Apps - Media Prioritization
This allows you configure devices (computers, media players, etc. ), games or applications so that their traffic has internet access priority. Figure 13 shows that I have enabled prioritization, and have given High priority to my WDTVLive media player, as well as Netflix and Skype.
Figure 13: Media Prioritization
You prioritize devices, applications and games by dragging them to the High Priority boxes at the top of the screen. Priority in the High Priority queue is relative and established by the ordering of devices and services. There are only three spots in the High Priority queue, so you are forced to decide what kind of traffic or devices are really most important to you. Three may seem like too small a number. But if you think about it, the small number makes sense.
If you need to add a new application type, you'll find an "Add a new..." selection at the bottom of each selector. Select it and you'll get a window where you can name the service and specify the ports and protocol (TCP, UDP, Both).
Apps - Speed Test
This application measures the speed of your internet connection for both uploads and downloads. Figure 14 shows that I’m getting my money’s worth from my ISP, Comcast.

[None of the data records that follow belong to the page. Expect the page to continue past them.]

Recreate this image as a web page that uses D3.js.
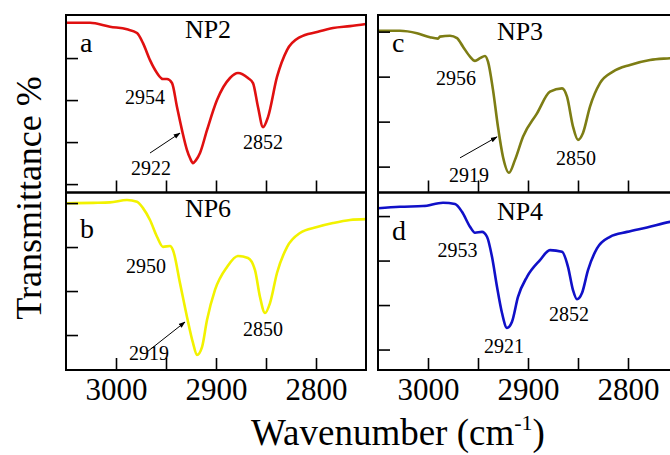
<!DOCTYPE html>
<html><head><meta charset="utf-8">
<script src="https://cdn.jsdelivr.net/npm/d3@7"></script>
<style>body{margin:0;background:#fff;} svg{display:block;} svg text{font-family:"Liberation Serif",serif;}</style>
</head><body>
<svg id="chart" width="670" height="455"></svg>
<script>
// ---------- DATA ----------
const wnNP2 = [3049,3026,3006,2989,2979,2973,2966,2959,2953,2949,2944,2939,2934,2929,2926,2923,2920,2916,2909,2899,2886,2878,2868,2863,2858,2853,2848,2839,2829,2816,2799,2783,2766,2750];
const tNP2  = [96.8,96.8,94.9,93.7,91.9,87.1,79.0,72.9,70.0,70.0,68.1,56.7,45.7,36.2,32.4,30.0,31.4,34.8,45.7,60.0,70.5,72.9,70.5,68.1,56.7,47.1,51.9,71.0,83.8,90.0,92.4,94.3,95.2,96.2];

const wnNP6 = [3049,3023,3006,2989,2979,2973,2966,2959,2953,2946,2943,2936,2929,2923,2919,2914,2909,2901,2889,2878,2868,2861,2856,2851,2846,2839,2829,2816,2799,2783,2766,2750];
const tNP6  = [79.9,80.1,80.3,81.4,80.6,77.7,72.3,64.7,60.1,60.5,58.6,43.6,28.2,16.4,10.9,14.5,26.8,40.5,50.9,55.9,55.0,49.5,37.3,30.0,34.5,48.2,60.0,66.4,69.1,70.9,72.3,72.7];

const wnNP3 = [3050,3028,3011,2998,2990,2988,2978,2971,2965,2958,2953,2948,2943,2940,2935,2930,2925,2919,2913,2905,2891,2878,2866,2861,2855,2850,2845,2838,2828,2815,2798,2778,2758,2750];
const tNP3  = [80.4,80.4,79.3,77.5,76.9,77.8,78.2,77.1,73.3,68.9,67.0,68.2,69.2,66.7,54.1,37.6,24.3,17.3,23.0,33.3,43.7,53.3,54.8,51.1,37.8,31.9,35.0,46.7,57.1,62.2,65.2,67.4,68.2,68.5];

const wnNP4 = [3050,3028,3005,2985,2973,2966,2958,2953,2946,2941,2936,2931,2926,2921,2916,2910,2901,2888,2878,2866,2860,2855,2851,2846,2840,2831,2818,2801,2781,2758,2750];
const tNP4  = [83.5,84.2,84.5,86.0,85.4,81.9,75.2,72.5,72.9,70.7,61.7,48.2,36.4,29.7,32.5,43.7,52.7,60.2,64.7,64.0,57.2,46.7,42.6,45.4,55.7,65.5,70.7,72.9,74.9,77.4,78.0];

const xTicks = [3000, 2950, 2900, 2850, 2800];
const xTickLabels = ["3000", "", "2900", "", "2800"];
const yTicks = [20, 40, 60, 80];

const sampleNames = ["NP2", "NP6", "NP3", "NP4"];
const panelLetters = ["a", "b", "c", "d"];

// peak annotations: [wavenumber, value, label]
const peaksNP2 = [[2971, 58.1, "2954"], [2965, 24.3, "2922"], [2853, 36.7, "2852"]];
const peaksNP6 = [[2970, 48.2, "2950"], [2967, 8.6, "2919"], [2853, 19.5, "2850"]];
const peaksNP3 = [[2972, 56.3, "2956"], [2959, 13.2, "2919"], [2852, 20.8, "2850"]];
const peaksNP4 = [[2970.5, 61.6, "2953"], [2924, 18.4, "2921"], [2859, 32.8, "2852"]];

// arrows: [fromWn, fromT, toWn, toT]
const arrowNP2 = [2966, 34.8, 2936, 44.3];
const arrowNP6 = [2969, 12.3, 2931, 25.9];
const arrowNP3 = [2968, 23.9, 2931, 33.2];

// ---------- LAYOUT ----------
const svg = d3.select("#chart");
const pw = 300, ph = 177.5;
const panels = [
  {name: sampleNames[0], letter: panelLetters[0], wn: wnNP2, t: tNP2, color: "#e01010", x0: 66,  y0: 15,    yDom: [16, 100.5], peaks: peaksNP2, arrow: arrowNP2, labels: false, nameT: 89.5, letterT: 82.9},
  {name: sampleNames[1], letter: panelLetters[1], wn: wnNP6, t: tNP6, color: "#f2f200", x0: 66,  y0: 192.5, yDom: [4.1, 84.8], peaks: peaksNP6, arrow: arrowNP6, labels: true,  nameT: 73.6, letterT: 64.1},
  {name: sampleNames[2], letter: panelLetters[2], wn: wnNP3, t: tNP3, color: "#7d7d14", x0: 378, y0: 15,    yDom: [8.5, 87.4], peaks: peaksNP3, arrow: arrowNP3, labels: false, nameT: 76.3, letterT: 71.0},
  {name: sampleNames[3], letter: panelLetters[3], wn: wnNP4, t: tNP4, color: "#1010c8", x0: 378, y0: 192.5, yDom: [10.8, 90.6], peaks: peaksNP4, arrow: null, labels: true, nameT: 78.2, letterT: 69.2}
];

const defs = svg.append("defs");
defs.append("marker").attr("id", "ah").attr("viewBox", "0 0 10 10").attr("refX", 9).attr("refY", 5)
  .attr("markerWidth", 7).attr("markerHeight", 7).attr("orient", "auto").attr("markerUnits", "userSpaceOnUse")
  .append("path").attr("d", "M0,1.5 L10,5 L0,8.5 Z").attr("fill", "#000");

panels.forEach(p => {
  const x = d3.scaleLinear().domain([3050, 2750]).range([p.x0, p.x0 + pw]);
  const y = d3.scaleLinear().domain(p.yDom).range([p.y0 + ph, p.y0]);
  const g = svg.append("g");

  const data = p.wn.map((w, i) => [w, p.t[i]]);
  g.append("path").datum(data)
    .attr("fill", "none").attr("stroke", p.color).attr("stroke-width", 2.6).attr("stroke-linejoin", "round")
    .attr("d", d3.line().x(d => x(d[0])).y(d => y(d[1])).curve(d3.curveMonotoneX));

  const xa = g.append("g").attr("transform", `translate(0,${p.y0 + ph})`)
    .call(d3.axisBottom(x).tickValues(xTicks).tickSizeInner(-12).tickSizeOuter(0)
      .tickFormat((d, i) => p.labels ? xTickLabels[i] : ""));
  xa.attr("font-family", null);
  xa.select(".domain").remove();
  xa.selectAll("line").attr("stroke", "#000").attr("stroke-width", 1.6);
  xa.selectAll("text").style("font-size", "31px").attr("fill", "#000").attr("dy", "0").attr("y", 30);

  const ya = g.append("g").attr("transform", `translate(${p.x0},0)`)
    .call(d3.axisLeft(y).tickValues(yTicks).tickSizeInner(-12).tickSizeOuter(0).tickFormat(""));
  ya.select(".domain").remove();
  ya.selectAll("line").attr("stroke", "#000").attr("stroke-width", 1.6);

  g.append("rect").attr("x", p.x0).attr("y", p.y0).attr("width", pw).attr("height", ph)
    .attr("fill", "none").attr("stroke", "#000").attr("stroke-width", 2);

  g.append("text").attr("x", x(2908)).attr("y", y(p.nameT)).attr("text-anchor", "middle")
    .style("font-size", "26px").text(p.name);
  g.append("text").attr("x", x(3036)).attr("y", y(p.letterT)).attr("text-anchor", "start")
    .style("font-size", "28px").text(p.letter);

  p.peaks.forEach(pk => {
    g.append("text").attr("x", x(pk[0])).attr("y", y(pk[1])).attr("text-anchor", "middle")
      .style("font-size", "20px").text(pk[2]);
  });

  if (p.arrow) {
    g.append("line").attr("x1", x(p.arrow[0])).attr("y1", y(p.arrow[1]))
      .attr("x2", x(p.arrow[2])).attr("y2", y(p.arrow[3]))
      .attr("stroke", "#000").attr("stroke-width", 1).attr("marker-end", "url(#ah)");
  }
});

svg.append("text").attr("transform", "translate(41,198) rotate(-90)").attr("text-anchor", "middle")
  .style("font-size", "36px").text("Transmittance %");
const xt = svg.append("text").attr("x", 398).attr("y", 445).attr("text-anchor", "middle")
  .style("font-size", "37px");
xt.append("tspan").text("Wavenumber (cm");
xt.append("tspan").style("font-size", "22px").attr("dy", -15).text("-1");
xt.append("tspan").attr("dy", 15).text(")");
</script>
</body></html>
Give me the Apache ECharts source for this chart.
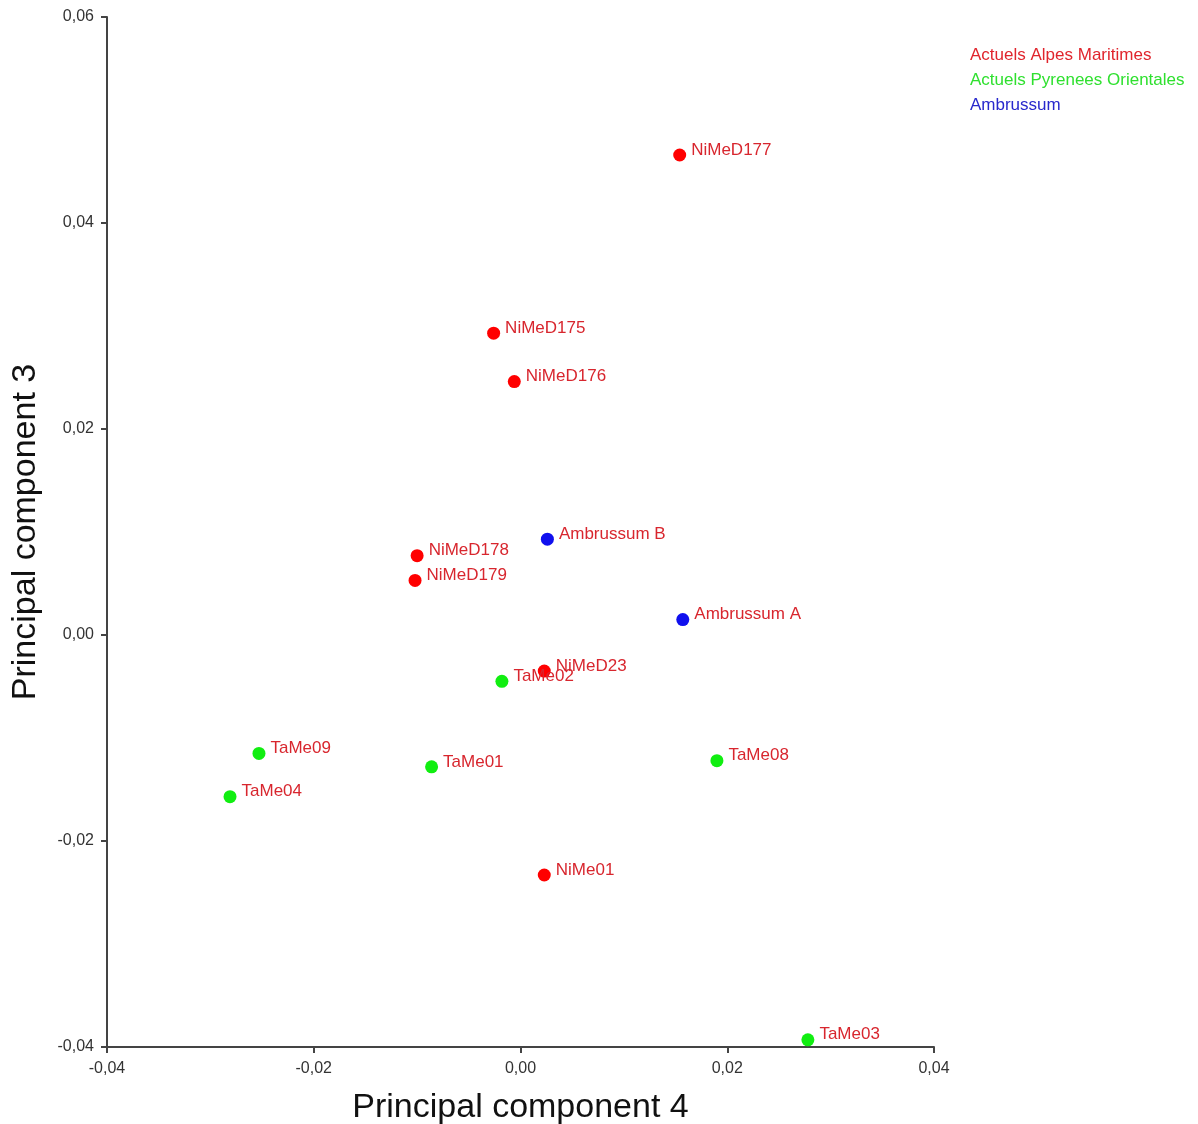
<!DOCTYPE html>
<html>
<head>
<meta charset="utf-8">
<script src="https://cdn.jsdelivr.net/npm/echarts@6/dist/echarts.min.js"></script>
<style>html,body{margin:0;padding:0;background:#fff}#c{width:1198px;height:1124px}</style>
</head>
<body>
<div id="c"></div>
<script>
// Actuels Alpes Maritimes
var alpesNames = ["NiMeD177", "NiMeD175", "NiMeD176", "NiMeD178", "NiMeD179", "NiMeD23", "NiMe01"];
var alpesPC4 = [0.0154, -0.0026, -0.0006, -0.0100, -0.0102, 0.0023, 0.0023];
var alpesPC3 = [0.0466, 0.0293, 0.0246, 0.0077, 0.0053, -0.0035, -0.0233];
// Actuels Pyrenees Orientales
var pyrNames = ["TaMe02", "TaMe09", "TaMe01", "TaMe08", "TaMe04", "TaMe03"];
var pyrPC4 = [-0.0018, -0.0253, -0.0086, 0.0190, -0.0281, 0.0278];
var pyrPC3 = [-0.0045, -0.0115, -0.0128, -0.0122, -0.0157, -0.0393];
// Ambrussum
var ambNames = ["Ambrussum B", "Ambrussum A"];
var ambPC4 = [0.0026, 0.0157];
var ambPC3 = [0.0093, 0.0015];

var groupNames = ["Actuels Alpes Maritimes", "Actuels Pyrenees Orientales", "Ambrussum"];
var xTicks = { min: -0.04, max: 0.04, interval: 0.02 };
var yTicks = { min: -0.04, max: 0.06, interval: 0.02 };

var FONT = "Liberation Sans, Arial, sans-serif";
var labelColor = "#d8262e";
var dotColors = ["#ff0000", "#11ee11", "#1010ee"];
var legendColors = ["#e0252d", "#2fe02f", "#2828cc"];

function pts(names, xs, ys) {
  return names.map(function (n, i) { return { name: n, value: [xs[i], ys[i]] }; });
}
function fmt(v) { return v.toFixed(2).replace('.', ','); }

function series(name, data, color) {
  return {
    name: name, type: 'scatter', data: data, symbolSize: 13,
    itemStyle: { color: color, opacity: 1 },
    label: { show: true, position: 'right', distance: 5, offset: [0, -5],
      formatter: function (p) { return p.name; },
      color: labelColor, fontFamily: FONT, fontSize: 17 },
    emphasis: { disabled: true }
  };
}

var chart = echarts.init(document.getElementById('c'), null, { renderer: 'canvas' });
chart.setOption({
  backgroundColor: '#ffffff',
  animation: false,
  grid: { left: 107, right: 264, top: 17, bottom: 77, containLabel: false, outerBoundsMode: 'none' },
  legend: {
    orient: 'vertical', left: 960, top: 41,
    itemWidth: 0, itemHeight: 0, itemGap: 7,
    selectedMode: false,
    data: groupNames.map(function (n, i) {
      return { name: n, icon: 'circle', itemStyle: { opacity: 0 }, textStyle: { color: legendColors[i] } };
    }),
    textStyle: { fontFamily: FONT, fontSize: 17, lineHeight: 18 }
  },
  xAxis: {
    type: 'value', min: xTicks.min, max: xTicks.max, interval: xTicks.interval,
    name: 'Principal component 4', nameLocation: 'middle', nameGap: 44, nameMoveOverlap: false,
    nameTextStyle: { fontFamily: FONT, fontSize: 34, color: '#111' },
    axisLine: { show: true, onZero: false, lineStyle: { color: '#444', width: 2 } },
    axisTick: { show: true, inside: false, length: 6, lineStyle: { color: '#444', width: 2 } },
    axisLabel: { formatter: fmt, fontFamily: FONT, fontSize: 16, color: '#333', margin: 14 },
    splitLine: { show: false }
  },
  yAxis: {
    type: 'value', min: yTicks.min, max: yTicks.max, interval: yTicks.interval,
    name: 'Principal component 3', nameLocation: 'middle', nameGap: 64, nameMoveOverlap: false,
    nameTextStyle: { fontFamily: FONT, fontSize: 34, color: '#111' },
    axisLine: { show: true, onZero: false, lineStyle: { color: '#444', width: 2 } },
    axisTick: { show: true, inside: false, length: 6, lineStyle: { color: '#444', width: 2 } },
    axisLabel: { formatter: fmt, fontFamily: FONT, fontSize: 16, color: '#333', margin: 13 },
    splitLine: { show: false }
  },
  series: [
    series(groupNames[0], pts(alpesNames, alpesPC4, alpesPC3), dotColors[0]),
    series(groupNames[1], pts(pyrNames, pyrPC4, pyrPC3), dotColors[1]),
    series(groupNames[2], pts(ambNames, ambPC4, ambPC3), dotColors[2])
  ]
});
</script>
</body>
</html>
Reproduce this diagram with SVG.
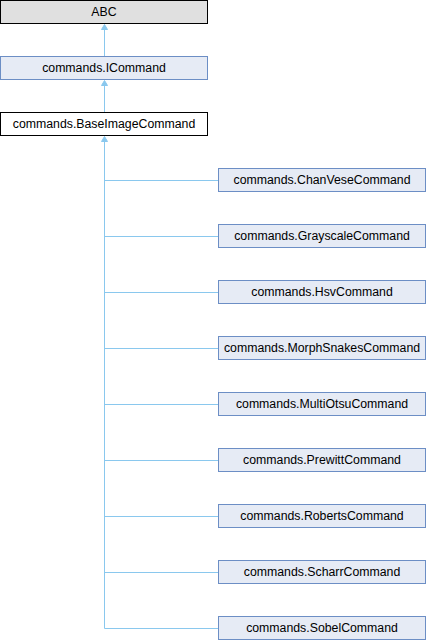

Figure 14: Speed Test application tests your upload and download speeds
Apps - USB Storage
This application provides you with control over the USB storage device plugged into your EA series router (EA3500 and EA4500). Tabs across the top of the interface let you see the status of your storage device, configure users and access rights for folders, enable/disable FTP access, and control your DLNA media server (EA4500).
Figure 15: Status of USB storage device attached to your EA router
By default, all files on an attached USB storage device are public with R/W rights for anyone on your network. For computers on the local network, you can map a drive letter (Windows) or mount the device on your Mac using SMB. Unfortunately, for remote clients, your only method of file access is via FTP. Figure 15 shows the USB Storage status page.
Router Settings - Connectivity
Traditional router configuration options are found in the Router Settings group. They are logically grouped under the four top level menus of Connectivity, Troubleshooting, Wireless and Security. Each of the configuration pages uses the same new user interface style that you’ve seen in the screen shots above.
The five tabs shown in Figure 16 control settings related to connectivity. You’ll notice that I renamed my 5 GHz network so that I could easily identify it when connecting my internet-enabled TV. Of special note, under the Local network tab, you can configure DHCP reservation. Under the Administration tab, you can enable local management access via HTTPS as well as wireless. Here, you can also enable/disable remote access for Cisco Connect Cloud and enable the Application Layer Gateway for SIP (VoIP).
Figure 16: All configurable items related to connections are grouped under the Connectivity menu
Here, you’ll find the status (name, MAC address, IP address and connection) of each device attached to your network. You can also view the DHCP reservation table which, in addition to status, shows lease expiration time for each client. Ping, Trace Route and Reboot router are available on a separate tab.
All items related to wireless configuration are found on this menu. For dual band routers, you can change each of the following items independently for the 2. 4 GHz and the 5.0 GHz networks: Network (enable/disable); Name (ssid); password; network mode; security mode; channel width; and Channel (assigned or auto). Note that by default, both SSIDs are the same and both radios are set to Auto 20/40 channel width.
There’s a separate tab for MAC address filtering (allow or deny MAC addresses on the list) and a Wi-Fi Protected Setup tab which you saw in Figure 10 above. Interestingly, you can’t disable SSID broadcast, nor can you configure the guest network under this tab. Nor can you enable/disable wireless isolation between wireless clients. There is also no timed access for Wi-Fi.
This tab holds settings for your firewall, DMZ, DDNS (DynDNS and TZO supported), Port Forwarding (single port and port range) as well as Port Range Triggering. Unfortunately, none of the Port Range menus are pre-populated with common applications (such as HTTP on port 80) or common games. Figure 17 shows you the default firewall settings.
Figure 17: Default firewall settings for the EA4500
Cisco Linksys routers typically don't let you control user access to internet services (outbound port filtering). CCC follows this scheme for IPv4, but oddly provides outbound port filtering for IPv6 via the IPv6 Port Services control shown in Figure 17.